What's driving the reversal
The shift comes despite little bearish news from the Strait of Hormuz, where geopolitical tensions typically pressure crude and diesel prices upward. Futures traders are pricing in tighter supply expectations, which historically precede retail price increases by one to two weeks.
For carriers running fuel surcharge programs tied to the DOE benchmark, the 29.2-cent three-week drop translates to roughly $146 less fuel surcharge revenue per truck per week on a typical 500-mile-per-day operation at 6 mpg. That gap widens if actual pump prices — which lag the benchmark by several days — haven't fallen as fast as the DOE average.
The timing problem for small fleets
Small fleets face a timing mismatch: fuel surcharges adjust weekly based on the DOE number, but pump prices move daily. When diesel falls, carriers benefit if they can buy fuel before surcharges reset. When diesel rises — as futures now suggest — carriers pay higher pump prices before surcharges catch up the following week.
The three-week decline gave owner-operators a brief window to lock in lower fuel costs while surcharges reflected higher prior-week averages. That window appears to be closing. If futures hold their current trajectory, the May 5 DOE release will likely show a smaller decline or a reversal, resetting surcharges upward while pump prices have already climbed.
What $5.35/gallon diesel costs a 10-truck fleet
At $5.351 per gallon, a 10-truck fleet running 500 miles per day per truck at 6 mpg burns roughly 8,333 gallons per week. That's $44,591 in weekly fuel spend, or $2.32 million annually. A 10-cent move in either direction shifts annual fuel cost by $43,333 for that fleet — enough to cover one driver's salary or an insurance renewal.
Carriers without fuel surcharge protection — common on spot loads and some dedicated contracts — absorb the full swing. The 29.2-cent drop over three weeks saved an unprotected 10-truck fleet $24,333. If diesel climbs back to $5.60/gallon over the next month, that savings evaporates and turns into a $20,833 cost increase versus today's price.
Why futures matter more than yesterday's pump price
Diesel futures trade on the CME and reflect what refiners, distributors, and large fleet buyers expect to pay for fuel delivered weeks ahead. When futures rise while retail prices are still falling, it signals that the supply-demand balance is tightening — more demand, less refinery output, or higher crude costs.
For small fleets, futures direction matters because it previews where pump prices and DOE benchmarks will land in 7 to 14 days. A rising futures curve during a retail decline means carriers should expect the decline to end soon, not accelerate. Dispatchers planning loads two weeks out should budget fuel costs closer to $5.50/gallon than $5.35/gallon if futures hold their current trend.
The Hormuz factor
The Strait of Hormuz — the narrow waterway between Iran and Oman through which roughly 20% of global oil supply flows — remains a wildcard.
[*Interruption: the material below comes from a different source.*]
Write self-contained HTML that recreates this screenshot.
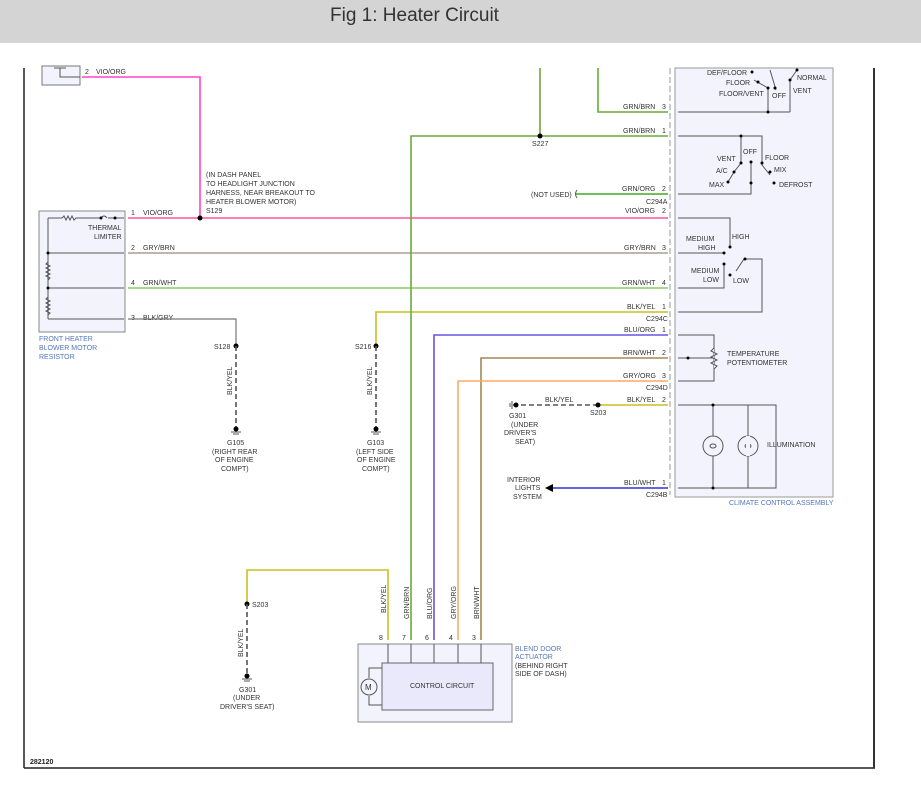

Any escalation in tensions or disruption to tanker traffic sends crude prices sharply higher, and diesel follows within days. The lack of bearish news from the region means no supply relief is coming from geopolitics, leaving futures traders to price in baseline tightness rather than a sudden glut.
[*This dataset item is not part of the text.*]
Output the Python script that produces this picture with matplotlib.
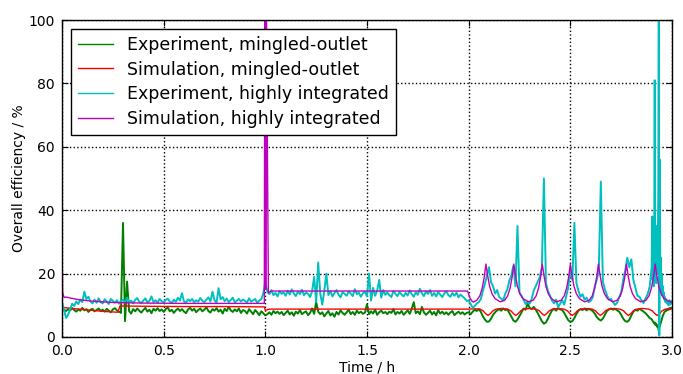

For carriers, this means diesel price risk skews upward through May. A supply shock would push diesel above $6/gallon faster than the three-week decline brought it down.
What changes for carriers this week
Carriers with fuel surcharge programs will see surcharges reset lower Monday, May 5, based on the $5.351/gallon benchmark. If pump prices have already started climbing — as AAA data suggests — the gap between what carriers pay at the pump and what they recover in surcharges will widen. That gap comes directly out of operating margin.
Owner-operators and small fleets without surcharge protection should lock in fuel purchases early in the week if pump prices in their lanes are still near $5.35/gallon. Waiting until Thursday or Friday risks paying 5 to 10 cents more per gallon if the futures trend continues. On a 150-gallon fill, that's $7.50 to $15 per truck per fill — small per-transaction, but it compounds across a week.